Schrader follows that film’s plot structure pretty exactly: Toller ministers to a small and largely indifferent congregation, and like Bresson’s priest he wonders, “Maybe I shouldn’t care about whether people like me?” Just as in Country Priest, there’s a conversation with a parishioner averse to their faith which evolves into an epic back-and-forth — and, keeping with the plot outline, that person’s subsequent death calls the priest’s judgment into question. Bresson’s priest dunked bits of stale bread in red wine: Schrader’s uses whiskey instead. Country Priest is yoked here with another Bresson, The Devil Probably, from which Schrader takes an angry strain of ecological panic, updated with some present-day stats. That soul-sick parishioner is an environmental activist who reels off a number of stats and projections I’m familiar with, and he’s right on: this is the very rare film to accurately and with sufficient apocalypticism remind us that some very bad (worse!) things are about to happen within our lifetimes.

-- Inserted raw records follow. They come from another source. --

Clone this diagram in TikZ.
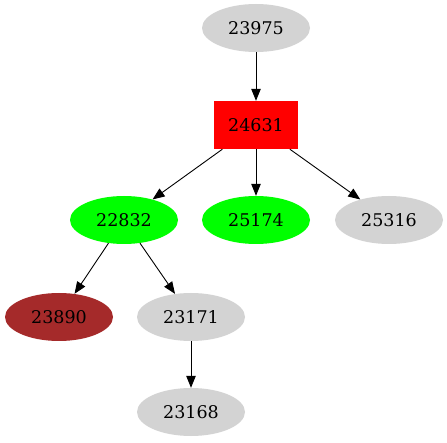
\documentclass[tikz,border=0pt]{standalone}
\usepackage{fontspec}
\setmainfont{DejaVu Serif}
\usetikzlibrary{shapes.geometric,arrows.meta}
\definecolor{gvgray}{HTML}{D3D3D3}
\definecolor{gvgreen}{HTML}{00FF00}
\definecolor{gvbrown}{HTML}{A52A2A}
\definecolor{gvred}{HTML}{FF0000}
\tikzset{
  ell/.style={ellipse, minimum width=108pt, minimum height=48pt, inner sep=0pt, font=\fontsize{17.5}{20}\selectfont},
  boxnode/.style={rectangle, minimum width=84pt, minimum height=48pt, inner sep=0pt, font=\fontsize{17.5}{20}\selectfont},
  edge/.style={-{Triangle[length=12pt,width=9.5pt]}, line width=0.9pt, black}
}
\begin{document}
\begin{tikzpicture}[x=1pt,y=-1pt]
\useasboundingbox (0,0) rectangle (447,443);
\node[ell, fill=gvgray] (n23975) at (256,28) {23975};
\node[boxnode, fill=gvred] (n24631) at (256,125) {24631};
\node[ell, fill=gvgreen] (n22832) at (124,220) {22832};
\node[ell, fill=gvgreen] (n25174) at (256,220) {25174};
\node[ell, fill=gvgray] (n25316) at (389,220) {25316};
\node[ell, fill=gvbrown] (n23890) at (59,317) {23890};
\node[ell, fill=gvgray] (n23171) at (191,317) {23171};
\node[ell, fill=gvgray] (n23168) at (191,412) {23168};
\draw[edge] (n23975) -- (n24631);
\draw[edge] (n24631) -- (n22832);
\draw[edge] (n24631) -- (n25174);
\draw[edge] (n24631) -- (n25316);
\draw[edge] (n22832) -- (n23890);
\draw[edge] (n22832) -- (n23171);
\draw[edge] (n23171) -- (n23168);
\end{tikzpicture}
\end{document}
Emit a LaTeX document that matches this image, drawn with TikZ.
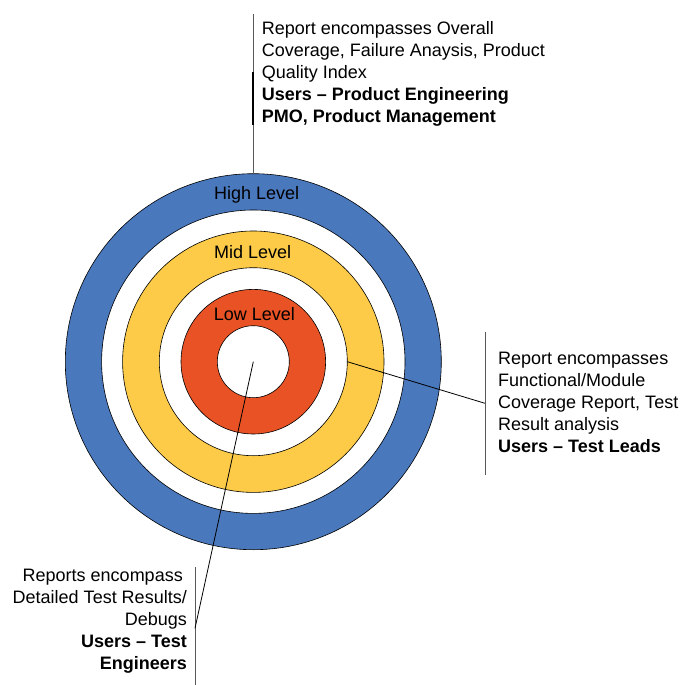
\documentclass[tikz,border=0pt]{standalone}
\usepackage{fontspec}
\setmainfont{Liberation Sans}
\definecolor{highblue}{RGB}{74,120,189}
\definecolor{midyellow}{RGB}{253,203,71}
\definecolor{lowred}{RGB}{232,82,36}
\begin{document}
\begin{tikzpicture}[x=1pt,y=-1pt,
	ring/.style={draw=black, line width=0.6pt, even odd rule},
	lvl/.style={anchor=base, inner sep=0pt, font=\fontsize{18}{22}\selectfont},
	note/.style={inner sep=0pt, font=\fontsize{18}{22}\selectfont},
	bar/.style={draw=black!65, line width=0.9pt},
	lead/.style={draw=black, line width=0.8pt}]
	\useasboundingbox (0,0) rectangle (684,685);
	
	\coordinate (c) at (253.3,361.7);
	\draw[ring, fill=highblue]  (c) circle[radius=188]  (c) circle[radius=151.7];
	\draw[ring, fill=midyellow] (c) circle[radius=130.7] (c) circle[radius=94];
	\draw[ring, fill=lowred]    (c) circle[radius=72.3]  (c) circle[radius=36];
	
	\node[lvl] at (256.7,199.3) (high) {High Level};
	\node[lvl] at (252.7,258.3) (mid)  {Mid Level};
	\node[lvl] at (254.3,320)   (low)  {Low Level};
	
	% high level report
	\coordinate (ringtop) at (253,173.7);
	\coordinate (hightop) at (253,14);
	\draw[bar] (ringtop) -- (hightop);
	\draw[draw=black, line width=2pt] (253,72) -- (253,125);
	\node[note, anchor=north west, align=left] at (261.7,21) (hightext)
		{Report encompasses Overall\\Coverage, Failure Anaysis, Product\\Quality Index\\
		\textbf{Users – Product Engineering}\\\textbf{PMO, Product Management}};
	
	% mid level report
	\coordinate (midpt) at (347.3,361.7);
	\coordinate (rbar) at (485,403.3);
	\draw[bar] (485,332) -- (485,475);
	\draw[lead] (midpt) -- (rbar);
	\node[note, anchor=north west, align=left] at (498,352.3) (midtext)
		{Report encompasses\\Functional/Module\\Coverage Report, Test\\Result analysis\\
		\textbf{Users – Test Leads}};
	
	% low level report
	\coordinate (lbar) at (195,628.3);
	\draw[bar] (195,567) -- (195,685);
	\draw[lead] (c) -- (lbar);
	\node[note, anchor=north east, align=right] at (187,569) (lowtext)
		{Reports encompass\hspace*{4pt}\\Detailed Test Results/\\Debugs\\
		\textbf{Users – Test}\hspace*{4pt}\\\textbf{Engineers}};
\end{tikzpicture}
\end{document}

Where Schrader diverges from Bresson is pretty predictable: Toller’s a disturbed loner, and when all this is brought to his attention and he collides with some dynamite, you can pretty much see we’re going Bickle again. But even before that juncture, Schrader splits from Slow Cinema proper: where the first few scenes are right in the vein, the rhythm immediately changes as soon as Mary (Amanda Seyfried) enters his office after a service and asks Toller to talk to her husband. It’s the first dialogue exchange in the film, and it’s not stylized or distended in any way: the pacing immediately picks up. If much of Schrader’s framing is very close to, say, Carlos Reygadas, his dramatic structure and instincts are much more plot-driven. He’s taking the tools of Slow Cinema to basically argue we need to go back to Bresson rather than, say, Tarr — I’m not sure it’s an argument I agree with in general, but in practice it’s absolutely fascinating to watch him use the idiom against itself. From there on it’s a wild ride, full of bluntly didactic and absolutely justifiable climate change panic, a sequence that shouldn’t be spoiled that tackles a staple Tarkovsky motif and pushes it in a startling direction, and a nervewracking climax whose moral calculus is not, it turns out, preordained.
First Reformed premiered at the Venice Film Festival and will play next at TIFF.